Kevin Lundkovsay said he blew out a tire just a few weeks ago in Greenville County.

“I think that's the biggest thing, is just the potholes. It seems like you've got to dodge a pothole everywhere you go," said Lundkovsay.

But would he vote to add a penny sales tax for the county to take over repairs to state roads?

“Sure, as long as it goes to that and it's not going to something else," said Lundkovsay.

If Greenville County does decide to put a referendum on the Nov. 2014 ballot, you will see a list of specific projects the money would go toward. The penny sales tax would be in place for a fixed amount of time -- most likely eight years.
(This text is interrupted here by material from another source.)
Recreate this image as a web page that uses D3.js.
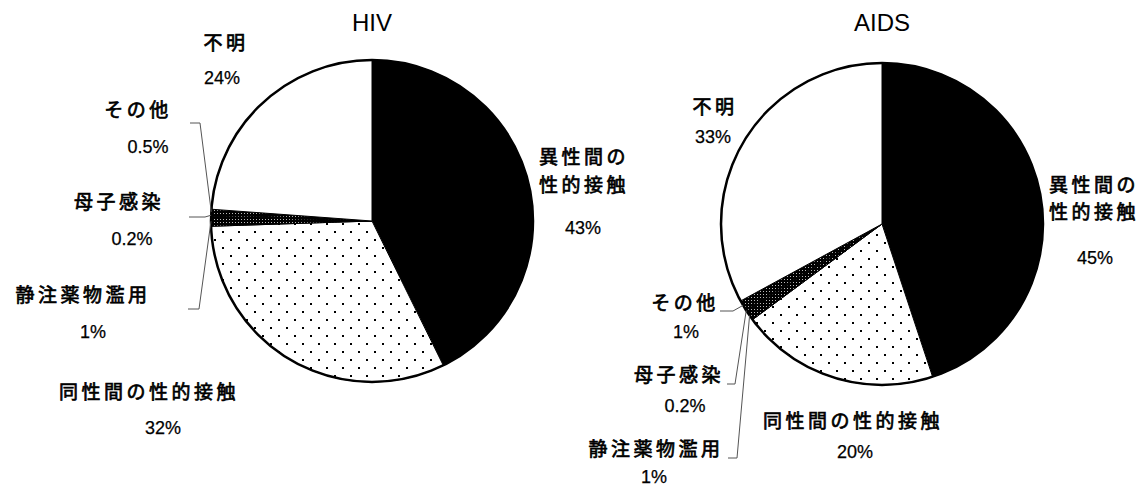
<!DOCTYPE html>
<html><head><meta charset="utf-8">
<script src="https://cdn.jsdelivr.net/npm/d3@7"></script>
<style>
html,body{margin:0;padding:0;background:#fff;}
svg{display:block;}
.jp{font-family:"Noto Sans CJK JP","Noto Sans CJK SC",sans-serif;font-size:19px;font-weight:normal;letter-spacing:3.5px;fill:#000;stroke:#000;stroke-width:0.7px;}
.pct{font-family:"Liberation Sans Narrow","Liberation Sans",Arial,sans-serif;font-size:18px;fill:#000;stroke:#000;stroke-width:0.25px;}
.title{font-family:"Liberation Sans",Arial,sans-serif;font-size:24px;fill:#000;}
</style>
</head><body>
<svg id="chart" width="1148" height="487"></svg>
<script>
// ---- data ----
const categories = ["異性間の性的接触","同性間の性的接触","静注薬物濫用","母子感染","その他","不明"];
const hivValues  = [43, 32, 1, 0.2, 0.5, 24];
const aidsValues = [45, 20, 1, 0.2, 1, 33];
const hivPct  = ["43%","32%","1%","0.2%","0.5%","24%"];
const aidsPct = ["45%","20%","1%","0.2%","1%","33%"];
const titles = ["HIV","AIDS"];

// ---- layout (label placement) ----
const lineGap = 27.6;
const layouts = [
  { cx:372, cy:221, r:161,
    labels:[
      {name:[584,155.5,["異性間の","性的接触"]], pct:[583,228]},
      {name:[149,390,["同性間の性的接触"]], pct:[163,428]},
      {name:[83,293,["静注薬物濫用"]], pct:[93,332], leader:[[188,309],[199,309]]},
      {name:[119,200,["母子感染"]], pct:[132,239], leader:[[189,217],[205,217]]},
      {name:[138,108,["その他"]], pct:[148,147], leader:[[190,123],[200,123]]},
      {name:[226,41,["不明"]], pct:[222,78]}
    ]},
  { cx:882, cy:224, r:161,
    labels:[
      {name:[1094,183,["異性間の","性的接触"]], pct:[1095,258]},
      {name:[853,419,["同性間の性的接触"]], pct:[855,452]},
      {name:[656,447,["静注薬物濫用"]], pct:[654,477], leader:[[728,458],[737,458]]},
      {name:[679,373,["母子感染"]], pct:[685,406], leader:[[727,384],[735,384]]},
      {name:[685,301,["その他"]], pct:[686,332], leader:[[720,311],[733,311]]},
      {name:[715,105,["不明"]], pct:[713,137]}
    ]}
];

const svg = d3.select("#chart");
const defs = svg.append("defs");

// sparse dot pattern
const p1 = defs.append("pattern").attr("id","dots").attr("patternUnits","userSpaceOnUse")
  .attr("width",16).attr("height",16);
p1.append("rect").attr("width",16).attr("height",16).attr("fill","#fff");
p1.append("rect").attr("x",2).attr("y",2).attr("width",2).attr("height",2).attr("fill","#000");
p1.append("rect").attr("x",10).attr("y",10).attr("width",2).attr("height",2).attr("fill","#000");

// dense dark pattern
const p2 = defs.append("pattern").attr("id","dense").attr("patternUnits","userSpaceOnUse")
  .attr("width",3).attr("height",3);
p2.append("rect").attr("width",3).attr("height",3).attr("fill","#000");
p2.append("rect").attr("x",1).attr("y",1).attr("width",1).attr("height",1).attr("fill","#bbb");

const fills = ["#000","url(#dots)","url(#dense)","url(#dense)","url(#dense)","#fff"];

const pie = d3.pie().sort(null).value(d => d.v);
const seriesList = [
  {title:titles[0], values:hivValues, pcts:hivPct},
  {title:titles[1], values:aidsValues, pcts:aidsPct}
];

seriesList.forEach((s, i) => {
  const L = layouts[i];
  const data = categories.map((c, k) => ({c, v:s.values[k], p:s.pcts[k], k}));
  const arcs = pie(data);
  const arc = d3.arc().innerRadius(0).outerRadius(L.r);
  const edge = d3.arc().innerRadius(L.r).outerRadius(L.r);
  const g = svg.append("g").attr("transform", `translate(${L.cx},${L.cy})`);

  g.selectAll("path.slice").data(arcs).join("path")
    .attr("class","slice")
    .attr("d", arc)
    .attr("fill", d => fills[d.data.k])
    .attr("stroke","#000").attr("stroke-width",1);

  g.append("circle").attr("r", L.r).attr("fill","none")
    .attr("stroke","#000").attr("stroke-width",2.5);

  // title
  svg.append("text").attr("class","title")
    .attr("x", L.cx).attr("y", 22).attr("text-anchor","middle")
    .attr("dominant-baseline","central").text(s.title);

  // labels
  arcs.forEach(a => {
    const lab = L.labels[a.data.k];
    const [x, y, lines] = lab.name;
    const t = svg.append("text").attr("class","jp").attr("text-anchor","middle");
    lines.forEach((ln, j) => {
      t.append("tspan").attr("x", x).attr("y", y + j*lineGap)
        .attr("dominant-baseline","central").text(ln);
    });
    svg.append("text").attr("class","pct").attr("x",lab.pct[0]).attr("y",lab.pct[1])
      .attr("text-anchor","middle").attr("dominant-baseline","central").text(a.data.p);
    if (lab.leader) {
      const c = edge.centroid(a);
      const pts = lab.leader.concat([[c[0]+L.cx, c[1]+L.cy]]);
      svg.append("path").attr("d", d3.line()(pts))
        .attr("fill","none").attr("stroke","#555").attr("stroke-width",1);
    }
  });
});
</script>
</body></html>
“The good thing about the sales tax is it does expire. And it cannot be extended by county council or anybody else unless there's another referendum -- the voters vote to extend it or reject it," said Greenville County Council member Butch Kirven, who’s been spearheading the initiative.

So how has it worked out in other parts of the state?

York County has put this referendum before voters three times since 1997. Each time, it's passed by a larger margin of votes. In 1997, it squeaked by with just 51 percent of the vote. In 2003, it passed by 73 percent. In 2011, 82 percent of voters gave it a thumbs-up.

The tax has paid for $640 million of road projects in York County.

“What they've done there has been successful for them, but I don't know that that would work here,” said Greenville County Council member Joe Dill.

Dill is skeptical about the penny sales tax, which would pay to fix both state and local roads.

“These are state roads. I've got a major problem going and working on state roads," said Dill.

“If we don't do that, we go back to waiting on the state and federal governments to decide when or if they're going to do anything. And we've been waiting to see several years now without much positive results to show for it,” said Kirven.

Supporters estimate the penny sales tax would generate $65 million a year in Greenville County.

Similar referendums have passed in more than a dozen South Carolina counties.

But it has failed in several counties as well, including Anderson County in 2008.